### Entries taken from a collection:
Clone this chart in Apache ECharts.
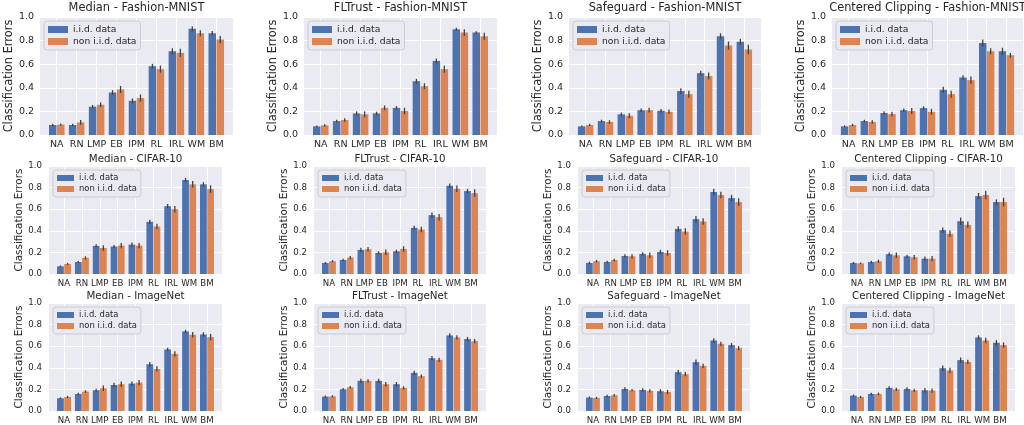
<!DOCTYPE html>
<html><head><meta charset="utf-8">
<script src="https://cdn.jsdelivr.net/npm/echarts@6/dist/echarts.min.js"></script>
<style>html,body{margin:0;padding:0;background:#fff}#c{width:1024px;height:425px}</style>
</head><body><div id="c"></div><script>
const categories = ['NA','RN','LMP','EB','IPM','RL','IRL','WM','BM'];
const seriesNames = ['i.i.d. data', 'non i.i.d. data'];
const yAxisName = 'Classification Errors';

// Row 1: Fashion-MNIST
const medianFmnistIid    = [0.085,0.085,0.240,0.360,0.290,0.583,0.710,0.900,0.862];
const medianFmnistNon    = [0.088,0.107,0.256,0.386,0.313,0.558,0.696,0.862,0.810];
const medianFmnistIidErr = [0.010,0.010,0.015,0.020,0.020,0.020,0.025,0.020,0.020];
const medianFmnistNonErr = [0.010,0.020,0.020,0.030,0.030,0.030,0.035,0.025,0.030];

const fltrustFmnistIid    = [0.073,0.118,0.183,0.183,0.230,0.456,0.628,0.896,0.868];
const fltrustFmnistNon    = [0.082,0.127,0.175,0.230,0.203,0.414,0.558,0.868,0.837];
const fltrustFmnistIidErr = [0.008,0.012,0.018,0.015,0.015,0.020,0.020,0.012,0.012];
const fltrustFmnistNonErr = [0.010,0.015,0.025,0.020,0.028,0.025,0.030,0.028,0.030];

const safeguardFmnistIid    = [0.073,0.118,0.175,0.210,0.205,0.372,0.524,0.837,0.790];
const safeguardFmnistNon    = [0.085,0.110,0.163,0.210,0.197,0.346,0.500,0.758,0.724];
const safeguardFmnistIidErr = [0.008,0.012,0.015,0.015,0.015,0.025,0.020,0.025,0.025];
const safeguardFmnistNonErr = [0.010,0.015,0.022,0.020,0.020,0.030,0.030,0.035,0.040];

const ccFmnistIid    = [0.073,0.118,0.186,0.210,0.228,0.383,0.487,0.780,0.710];
const ccFmnistNon    = [0.085,0.110,0.177,0.203,0.197,0.346,0.465,0.710,0.676];
const ccFmnistIidErr = [0.008,0.012,0.015,0.015,0.015,0.025,0.020,0.030,0.030];
const ccFmnistNonErr = [0.010,0.015,0.020,0.025,0.025,0.030,0.030,0.025,0.020];

// Row 2: CIFAR-10
const medianCifarIid    = [0.071,0.111,0.260,0.254,0.272,0.483,0.628,0.870,0.830];
const medianCifarNon    = [0.093,0.149,0.241,0.263,0.263,0.440,0.600,0.830,0.786];
const medianCifarIidErr = [0.008,0.010,0.015,0.015,0.020,0.020,0.020,0.020,0.020];
const medianCifarNonErr = [0.010,0.015,0.025,0.025,0.025,0.025,0.030,0.030,0.035];

const fltrustCifarIid    = [0.102,0.130,0.223,0.195,0.210,0.427,0.545,0.817,0.768];
const fltrustCifarNon    = [0.118,0.152,0.229,0.201,0.232,0.412,0.526,0.789,0.749];
const fltrustCifarIidErr = [0.010,0.012,0.020,0.015,0.015,0.020,0.025,0.020,0.020];
const fltrustCifarNonErr = [0.010,0.015,0.020,0.025,0.025,0.025,0.030,0.030,0.035];

const safeguardCifarIid    = [0.102,0.111,0.167,0.186,0.204,0.418,0.508,0.759,0.703];
const safeguardCifarNon    = [0.118,0.130,0.164,0.173,0.195,0.393,0.486,0.731,0.666];
const safeguardCifarIidErr = [0.012,0.012,0.015,0.015,0.020,0.025,0.030,0.030,0.030];
const safeguardCifarNonErr = [0.012,0.012,0.020,0.025,0.025,0.030,0.030,0.030,0.035];

const ccCifarIid    = [0.102,0.111,0.183,0.164,0.142,0.406,0.489,0.721,0.666];
const ccCifarNon    = [0.099,0.118,0.173,0.155,0.142,0.372,0.455,0.731,0.666];
const ccCifarIidErr = [0.010,0.012,0.015,0.015,0.020,0.025,0.035,0.030,0.025];
const ccCifarNonErr = [0.008,0.015,0.025,0.020,0.025,0.030,0.030,0.040,0.040];

// Row 3: ImageNet
const medianImagenetIid    = [0.118,0.158,0.192,0.241,0.254,0.433,0.570,0.737,0.709];
const medianImagenetNon    = [0.130,0.180,0.210,0.248,0.263,0.390,0.529,0.706,0.684];
const medianImagenetIidErr = [0.008,0.012,0.015,0.020,0.020,0.020,0.015,0.015,0.020];
const medianImagenetNonErr = [0.010,0.012,0.025,0.025,0.025,0.025,0.025,0.025,0.030];

const fltrustImagenetIid    = [0.133,0.201,0.279,0.279,0.248,0.353,0.489,0.700,0.666];
const fltrustImagenetNon    = [0.136,0.220,0.279,0.248,0.214,0.322,0.474,0.681,0.647];
const fltrustImagenetIidErr = [0.010,0.012,0.020,0.020,0.020,0.020,0.020,0.020,0.020];
const fltrustImagenetNonErr = [0.010,0.012,0.015,0.020,0.015,0.015,0.020,0.020,0.020];

const safeguardImagenetIid    = [0.124,0.139,0.204,0.195,0.183,0.359,0.452,0.653,0.610];
const safeguardImagenetNon    = [0.121,0.146,0.192,0.186,0.176,0.341,0.418,0.622,0.582];
const safeguardImagenetIidErr = [0.010,0.012,0.015,0.015,0.020,0.020,0.025,0.020,0.020];
const safeguardImagenetNonErr = [0.010,0.012,0.012,0.015,0.020,0.020,0.020,0.020,0.020];

const ccImagenetIid    = [0.142,0.158,0.214,0.204,0.192,0.396,0.471,0.681,0.632];
const ccImagenetNon    = [0.130,0.158,0.201,0.192,0.189,0.375,0.455,0.653,0.610];
const ccImagenetIidErr = [0.010,0.012,0.015,0.015,0.020,0.025,0.025,0.020,0.025];
const ccImagenetNonErr = [0.010,0.012,0.015,0.015,0.020,0.025,0.020,0.025,0.025];

const panels = [
  ['Median - Fashion-MNIST', medianFmnistIid, medianFmnistNon, medianFmnistIidErr, medianFmnistNonErr],
  ['FLTrust - Fashion-MNIST', fltrustFmnistIid, fltrustFmnistNon, fltrustFmnistIidErr, fltrustFmnistNonErr],
  ['Safeguard - Fashion-MNIST', safeguardFmnistIid, safeguardFmnistNon, safeguardFmnistIidErr, safeguardFmnistNonErr],
  ['Centered Clipping - Fashion-MNIST', ccFmnistIid, ccFmnistNon, ccFmnistIidErr, ccFmnistNonErr],
  ['Median - CIFAR-10', medianCifarIid, medianCifarNon, medianCifarIidErr, medianCifarNonErr],
  ['FLTrust - CIFAR-10', fltrustCifarIid, fltrustCifarNon, fltrustCifarIidErr, fltrustCifarNonErr],
  ['Safeguard - CIFAR-10', safeguardCifarIid, safeguardCifarNon, safeguardCifarIidErr, safeguardCifarNonErr],
  ['Centered Clipping - CIFAR-10', ccCifarIid, ccCifarNon, ccCifarIidErr, ccCifarNonErr],
  ['Median - ImageNet', medianImagenetIid, medianImagenetNon, medianImagenetIidErr, medianImagenetNonErr],
  ['FLTrust - ImageNet', fltrustImagenetIid, fltrustImagenetNon, fltrustImagenetIidErr, fltrustImagenetNonErr],
  ['Safeguard - ImageNet', safeguardImagenetIid, safeguardImagenetNon, safeguardImagenetIidErr, safeguardImagenetNonErr],
  ['Centered Clipping - ImageNet', ccImagenetIid, ccImagenetNon, ccImagenetIidErr, ccImagenetNonErr]
];

// layout per row
const rowsLayout = [
  {top: 17, height: 118, lefts: [40, 304, 569, 832], widths: [193, 193, 192, 191],
   titleTop: 3, titleSize: 11.4, tickSize: 9.5, nameSize: 11.4, nameGap: 25, labelMargin: 6,
   legendSize: 9.2, legendIconW: 20, legendIconH: 7, legendGap: 3},
  {top: 166, height: 108, lefts: [49, 314, 578, 842], widths: [173, 172, 172, 173],
   titleTop: 154, titleSize: 10.3, tickSize: 8.6, nameSize: 10.4, nameGap: 23, labelMargin: 7,
   legendSize: 8.4, legendIconW: 17, legendIconH: 6, legendGap: 3},
  {top: 303, height: 108, lefts: [49, 314, 578, 842], widths: [173, 172, 172, 173],
   titleTop: 291, titleSize: 10.3, tickSize: 8.6, nameSize: 10.4, nameGap: 23, labelMargin: 7,
   legendSize: 8.4, legendIconW: 17, legendIconH: 6, legendGap: 3}
];

const FONT = 'DejaVu Sans';
const TXT = '#262626';
const COLORS = ['#4C72B0', '#DD8452'];
const BG = '#EAEAF2';

const grids = [], xAxes = [], yAxes = [], titles = [], legends = [], series = [];

function errRenderer(offsetFrac) {
  return function (params, api) {
    const x = api.value(0), v = api.value(1), e = api.value(2);
    const band = api.size([1, 0])[0];
    const p1 = api.coord([x, v + e]);
    const p2 = api.coord([x, v - e]);
    const cx = p1[0] + offsetFrac * band;
    return {type: 'line', shape: {x1: cx, y1: p1[1], x2: cx, y2: p2[1]},
            style: {stroke: '#424242', lineWidth: 1.3}};
  };
}

// background grids (0..11)
panels.forEach((p, i) => {
  const r = Math.floor(i / 4), c = i % 4, L = rowsLayout[r];
  grids.push({left: L.lefts[c], top: L.top, width: L.widths[c], height: L.height,
              show: true, backgroundColor: BG, borderWidth: 0, containLabel: false});
  xAxes.push({gridIndex: i, type: 'value', min: 0, max: 1, show: false});
  yAxes.push({gridIndex: i, type: 'value', min: 0, max: 1, interval: 0.2,
    name: yAxisName, nameLocation: 'middle', nameGap: L.nameGap,
    nameTextStyle: {fontFamily: FONT, fontSize: L.nameSize, color: TXT},
    axisLine: {show: false}, axisTick: {show: false},
    axisLabel: {fontFamily: FONT, fontSize: L.tickSize, color: TXT, margin: L.labelMargin,
                formatter: v => v.toFixed(1)},
    splitLine: {show: true, lineStyle: {color: '#ffffff', width: 1}}});
  titles.push({text: p[0], left: L.lefts[c] + L.widths[c] / 2, top: L.titleTop, textAlign: 'center',
    padding: 0, textStyle: {fontFamily: FONT, fontSize: L.titleSize, fontWeight: 'normal', color: TXT}});
  legends.push({data: seriesNames, orient: 'vertical', left: L.lefts[c] + 4, top: L.top + 4,
    icon: 'rect', itemWidth: L.legendIconW, itemHeight: L.legendIconH, itemGap: L.legendGap,
    padding: [4, 4, 4, 4], backgroundColor: BG, borderColor: '#cccccc', borderWidth: 1, borderRadius: 3,
    textStyle: {fontFamily: FONT, fontSize: L.legendSize, color: TXT}, selectedMode: false});
});

// data grids (12..23)
panels.forEach((p, i) => {
  const r = Math.floor(i / 4), c = i % 4, L = rowsLayout[r];
  const W = L.widths[c];
  const inset = W * 0.34 / 9.68;
  const gi = 12 + i;
  grids.push({left: L.lefts[c] + inset, top: L.top, width: W - 2 * inset, height: L.height, show: false});
  xAxes.push({gridIndex: gi, type: 'category', data: categories, boundaryGap: true,
    axisLine: {show: false},
    axisTick: {show: true, inside: true, length: L.height, alignWithLabel: true,
               lineStyle: {color: '#ffffff', width: 1}},
    axisLabel: {fontFamily: FONT, fontSize: L.tickSize, color: TXT, margin: 5, interval: 0},
    splitLine: {show: false}});
  yAxes.push({gridIndex: gi, type: 'value', min: 0, max: 1, show: false, splitLine: {show: false}});
  [0, 1].forEach(k => {
    series.push({type: 'bar', name: seriesNames[k], xAxisIndex: gi, yAxisIndex: gi,
      data: p[1 + k], itemStyle: {color: COLORS[k]}, barCategoryGap: '22%', barGap: '6%',
      z: 2, silent: true});
  });
  [0, 1].forEach(k => {
    const vals = p[1 + k], errs = p[3 + k];
    series.push({type: 'custom', name: 'err' + k, xAxisIndex: gi, yAxisIndex: gi, z: 3, silent: true,
      renderItem: errRenderer(k === 0 ? -0.2007 : 0.2007),
      data: vals.map((v, j) => [j, v, errs[j]])});
  });
});

const chart = echarts.init(document.getElementById('c'), null, {renderer: 'canvas'});
chart.setOption({animation: false, title: titles, legend: legends, grid: grids,
  xAxis: xAxes, yAxis: yAxes, series: series, tooltip: {show: false}});
</script></body></html>
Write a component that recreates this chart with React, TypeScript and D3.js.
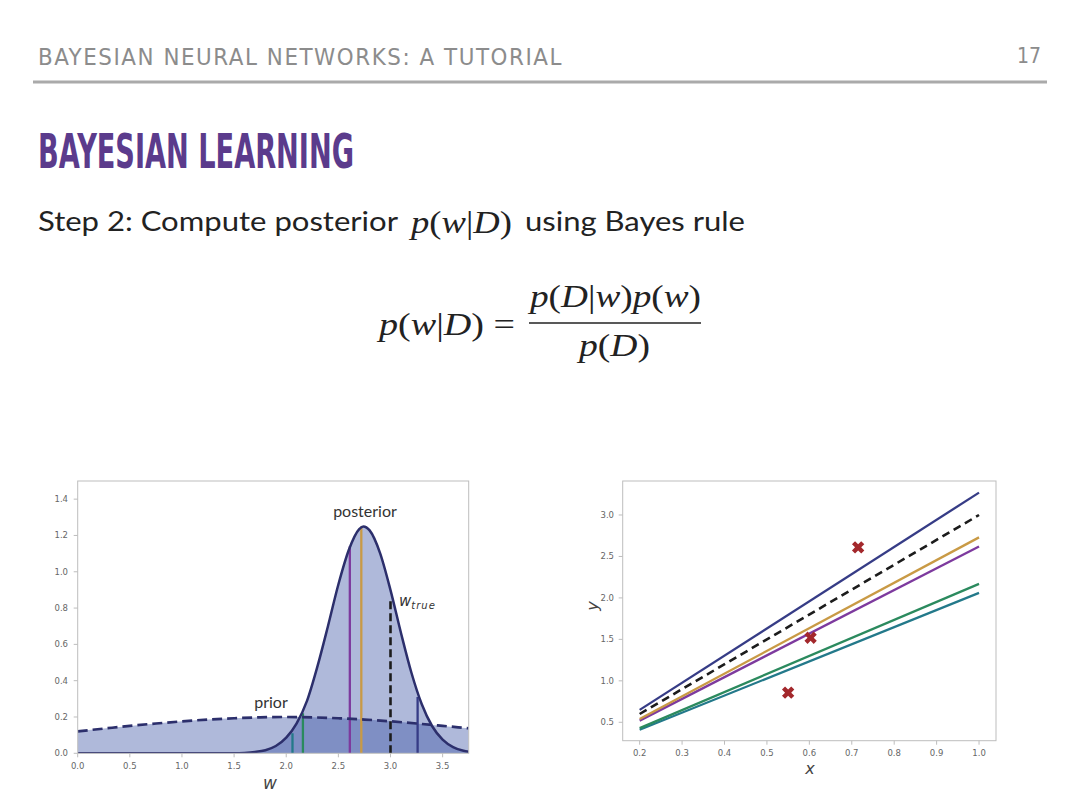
import React from "react";
import * as d3 from "d3";

// prior p(w)
const priorW = [0, 0.25, 0.5, 0.75, 1.0, 1.25, 1.5, 1.75, 2.0, 2.25, 2.5, 2.75, 3.0, 3.25, 3.5, 3.75];
const priorP = [0.121, 0.136, 0.151, 0.164, 0.176, 0.186, 0.193, 0.198, 0.2, 0.198, 0.193, 0.186, 0.176, 0.164, 0.151, 0.138];

// posterior p(w|D)
const postW = [0, 1.5, 1.6, 1.7, 1.8, 1.9, 2.0, 2.1, 2.2, 2.3, 2.4, 2.5, 2.6, 2.7, 2.74, 2.8, 2.9, 3.0, 3.1, 3.2, 3.3, 3.4, 3.5, 3.6, 3.7, 3.75];
const postP = [0, 0, 0.002, 0.007, 0.017, 0.04, 0.086, 0.165, 0.29, 0.48, 0.7, 0.93, 1.12, 1.235, 1.25, 1.228, 1.103, 0.899, 0.664, 0.445, 0.27, 0.149, 0.075, 0.034, 0.014, 0.009];

// posterior samples (vertical lines) and their regression lines
const sampleW = [2.06, 2.16, 2.61, 2.72, 3.26];
const sampleH = [0.11, 0.22, 1.14, 1.25, 0.31];
const sampleColors = ["#23798a", "#2b8a5e", "#7d3a9e", "#c99a45", "#363c86"];
const lineStart = [0.41, 0.43, 0.52, 0.54, 0.65]; // y at x = 0.2
const lineEnd = [2.06, 2.17, 2.62, 2.73, 3.27]; // y at x = 1.0

const wTrue = 3.0;
const wTrueTop = 0.86;
const trueStart = 0.6;
const trueEnd = 3.0;

// observations
const obsX = [0.55, 0.603, 0.715];
const obsY = [0.857, 1.52, 2.61];

const leftXTicks = [0, 0.5, 1.0, 1.5, 2.0, 2.5, 3.0, 3.5];
const leftYTicks = [0, 0.2, 0.4, 0.6, 0.8, 1.0, 1.2, 1.4];
const rightXTicks = [0.2, 0.3, 0.4, 0.5, 0.6, 0.7, 0.8, 0.9, 1.0];
const rightYTicks = [0.5, 1.0, 1.5, 2.0, 2.5, 3.0];

const navy = "#2c2f6c";
const fill = "rgba(55,80,162,0.4)";
const tickColor = "#666";
const frameColor = "#bdbdbd";

const L = { left: 77.7, right: 468.7, top: 481, bottom: 753.3 };
const R = { left: 622.7, right: 996, top: 481, bottom: 740.7 };

const xl = d3.scaleLinear().domain([0, 3.75]).range([L.left, L.right]);
const yl = d3.scaleLinear().domain([0, 1.5]).range([L.bottom, L.top]);
const xr = d3.scaleLinear().domain([0.16, 1.04]).range([R.left, R.right]);
const yr = d3.scaleLinear().domain([0.278, 3.41]).range([R.bottom, R.top]);

const priorPts: [number, number][] = priorW.map((w, i) => [w, priorP[i]]);
const postPts: [number, number][] = postW.map((w, i) => [w, postP[i]]);

const areaL = d3
  .area<[number, number]>()
  .x((d) => xl(d[0]))
  .y0(yl(0))
  .y1((d) => yl(d[1]))
  .curve(d3.curveMonotoneX);
const lineL = d3
  .line<[number, number]>()
  .x((d) => xl(d[0]))
  .y((d) => yl(d[1]))
  .curve(d3.curveMonotoneX);

const cross = d3.symbol().type(d3.symbolCross).size(95)();

const tickFont = { fontFamily: "DejaVu Sans", fontSize: 8.5, fill: tickColor };

function fmt(v: number) {
  return v.toFixed(1);
}

export default function App() {
  return (
    <svg
      width={1080}
      height={810}
      style={{ position: "absolute", left: 0, top: 0, background: "#fff" }}
    >
      <defs>
        <clipPath id="clipL">
          <rect x={L.left} y={L.top} width={L.right - L.left} height={L.bottom - L.top} />
        </clipPath>
        <clipPath id="clipR">
          <rect x={R.left} y={R.top} width={R.right - R.left} height={R.bottom - R.top} />
        </clipPath>
      </defs>

      {/* slide header */}
      <text
        x={38}
        y={65}
        textLength={525}
        lengthAdjust="spacingAndGlyphs"
        style={{ fontFamily: "DejaVu Sans", fontStretch: "condensed", fontSize: 23, fill: "#8c8c8c", letterSpacing: 1.5 }}
      >
        BAYESIAN NEURAL NETWORKS: A TUTORIAL
      </text>
      <text
        x={1041}
        y={63}
        textAnchor="end"
        style={{ fontFamily: "DejaVu Sans", fontStretch: "condensed", fontSize: 21, fill: "#8c8c8c" }}
      >
        17
      </text>
      <line x1={33} x2={1047} y1={82} y2={82} stroke="#aaa" strokeWidth={3} />

      <text
        x={38}
        y={168}
        textLength={316}
        lengthAdjust="spacingAndGlyphs"
        style={{ fontFamily: "Liberation Sans Narrow, DejaVu Sans", fontWeight: 700, fontSize: 48, fill: "#5b3b8c" }}
      >
        BAYESIAN LEARNING
      </text>

      <text
        x={38}
        y={231}
        textLength={360}
        lengthAdjust="spacingAndGlyphs"
        style={{ fontFamily: "Lato", fontSize: 27, fill: "#222" }}
      >
        Step 2: Compute posterior
      </text>
      <text
        x={411}
        y={233}
        textLength={101}
        lengthAdjust="spacingAndGlyphs"
        style={{ fontFamily: "Liberation Serif", fontSize: 31, fill: "#222" }}
      >
        <tspan fontStyle="italic">p</tspan>(<tspan fontStyle="italic">w</tspan>|<tspan fontStyle="italic">D</tspan>)
      </text>
      <text
        x={525}
        y={231}
        textLength={220}
        lengthAdjust="spacingAndGlyphs"
        style={{ fontFamily: "Lato", fontSize: 27, fill: "#222" }}
      >
        using Bayes rule
      </text>

      {/* Bayes rule */}
      <text
        x={379}
        y={335}
        textLength={136}
        lengthAdjust="spacingAndGlyphs"
        style={{ fontFamily: "Liberation Serif", fontSize: 32, fill: "#222" }}
      >
        <tspan fontStyle="italic">p</tspan>(<tspan fontStyle="italic">w</tspan>|<tspan fontStyle="italic">D</tspan>) =
      </text>
      <text
        x={530}
        y={307}
        textLength={171}
        lengthAdjust="spacingAndGlyphs"
        style={{ fontFamily: "Liberation Serif", fontSize: 32, fill: "#222" }}
      >
        <tspan fontStyle="italic">p</tspan>(<tspan fontStyle="italic">D</tspan>|<tspan fontStyle="italic">w</tspan>)<tspan fontStyle="italic">p</tspan>(<tspan fontStyle="italic">w</tspan>)
      </text>
      <line x1={529} x2={701} y1={323} y2={323} stroke="#222" strokeWidth={1.3} />
      <text
        x={579}
        y={356}
        textLength={71}
        lengthAdjust="spacingAndGlyphs"
        style={{ fontFamily: "Liberation Serif", fontSize: 32, fill: "#222" }}
      >
        <tspan fontStyle="italic">p</tspan>(<tspan fontStyle="italic">D</tspan>)
      </text>

      {/* ---------- left chart: prior and posterior over w ---------- */}
      <g clipPath="url(#clipL)">
        <path d={areaL(priorPts) ?? ""} fill={fill} />
        <path d={areaL(postPts) ?? ""} fill={fill} />
        {sampleW.map((w, i) => (
          <line
            key={i}
            x1={xl(w)}
            x2={xl(w)}
            y1={yl(0)}
            y2={yl(sampleH[i])}
            stroke={sampleColors[i]}
            strokeWidth={2.3}
          />
        ))}
        <line
          x1={xl(wTrue)}
          x2={xl(wTrue)}
          y1={yl(0)}
          y2={yl(wTrueTop)}
          stroke="#1c1c1c"
          strokeWidth={2.6}
          strokeDasharray="8,4"
        />
        <path d={lineL(postPts) ?? ""} fill="none" stroke={navy} strokeWidth={2.5} />
        <path d={lineL(priorPts) ?? ""} fill="none" stroke={navy} strokeWidth={2.7} strokeDasharray="10,5" />
      </g>
      <rect
        x={L.left}
        y={L.top}
        width={L.right - L.left}
        height={L.bottom - L.top}
        fill="none"
        stroke={frameColor}
      />
      {leftXTicks.map((t) => (
        <g key={t}>
          <line x1={xl(t)} x2={xl(t)} y1={L.bottom} y2={L.bottom + 4} stroke={frameColor} />
          <text x={xl(t)} y={769} textAnchor="middle" style={tickFont}>
            {fmt(t)}
          </text>
        </g>
      ))}
      {leftYTicks.map((t) => (
        <g key={t}>
          <line x1={L.left - 4} x2={L.left} y1={yl(t)} y2={yl(t)} stroke={frameColor} />
          <text x={68} y={yl(t) + 3} textAnchor="end" style={tickFont}>
            {fmt(t)}
          </text>
        </g>
      ))}
      <text x={270} y={789} textAnchor="middle" style={{ fontFamily: "DejaVu Sans", fontStyle: "italic", fontSize: 17, fill: "#444" }}>
        w
      </text>
      <text x={365} y={517} textAnchor="middle" style={{ fontFamily: "Lato", fontSize: 16, fill: "#333" }}>
        posterior
      </text>
      <text x={271} y={708} textAnchor="middle" style={{ fontFamily: "Lato", fontSize: 16, fill: "#333" }}>
        prior
      </text>
      <text x={399} y={606} style={{ fontFamily: "DejaVu Sans", fontStyle: "italic", fill: "#333" }}>
        <tspan fontSize={15}>w</tspan>
        <tspan fontSize={10} dy={3} letterSpacing={1}>true</tspan>
      </text>

      {/* ---------- right chart: sampled regression lines ---------- */}
      <g clipPath="url(#clipR)">
        {sampleW.map((w, i) => (
          <line
            key={w}
            x1={xr(0.2)}
            x2={xr(1.0)}
            y1={yr(lineStart[i])}
            y2={yr(lineEnd[i])}
            stroke={sampleColors[i]}
            strokeWidth={2.3}
          />
        ))}
        <line
          x1={xr(0.2)}
          x2={xr(1.0)}
          y1={yr(trueStart)}
          y2={yr(trueEnd)}
          stroke="#1c1c1c"
          strokeWidth={2.6}
          strokeDasharray="8,5"
        />
        {obsX.map((x, i) => (
          <path
            key={i}
            d={cross ?? ""}
            transform={`translate(${xr(x)},${yr(obsY[i])}) rotate(45)`}
            fill="#a3282c"
          />
        ))}
      </g>
      <rect
        x={R.left}
        y={R.top}
        width={R.right - R.left}
        height={R.bottom - R.top}
        fill="none"
        stroke={frameColor}
      />
      {rightXTicks.map((t) => (
        <g key={t}>
          <line x1={xr(t)} x2={xr(t)} y1={R.bottom} y2={R.bottom + 4} stroke={frameColor} />
          <text x={xr(t)} y={756} textAnchor="middle" style={tickFont}>
            {fmt(t)}
          </text>
        </g>
      ))}
      {rightYTicks.map((t) => (
        <g key={t}>
          <line x1={R.left - 4} x2={R.left} y1={yr(t)} y2={yr(t)} stroke={frameColor} />
          <text x={614} y={yr(t) + 3} textAnchor="end" style={tickFont}>
            {fmt(t)}
          </text>
        </g>
      ))}
      <text x={810} y={774} textAnchor="middle" style={{ fontFamily: "DejaVu Sans", fontStyle: "italic", fontSize: 16, fill: "#444" }}>
        x
      </text>
      <text
        transform="translate(598,606) rotate(-90)"
        textAnchor="middle"
        style={{ fontFamily: "DejaVu Sans", fontStyle: "italic", fontSize: 16, fill: "#444" }}
      >
        y
      </text>
    </svg>
  );
}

### DIRECTIONS FOR THIS TASK:
Exactly reproduce the stretch that starts at the line containing "Write a component" and ends at the line containing "import * as", both ends included; leave any pictures out.

### TASK ANSWER:
Write a component that recreates this chart with React, TypeScript and D3.js.
import React from "react";
import * as d3 from "d3";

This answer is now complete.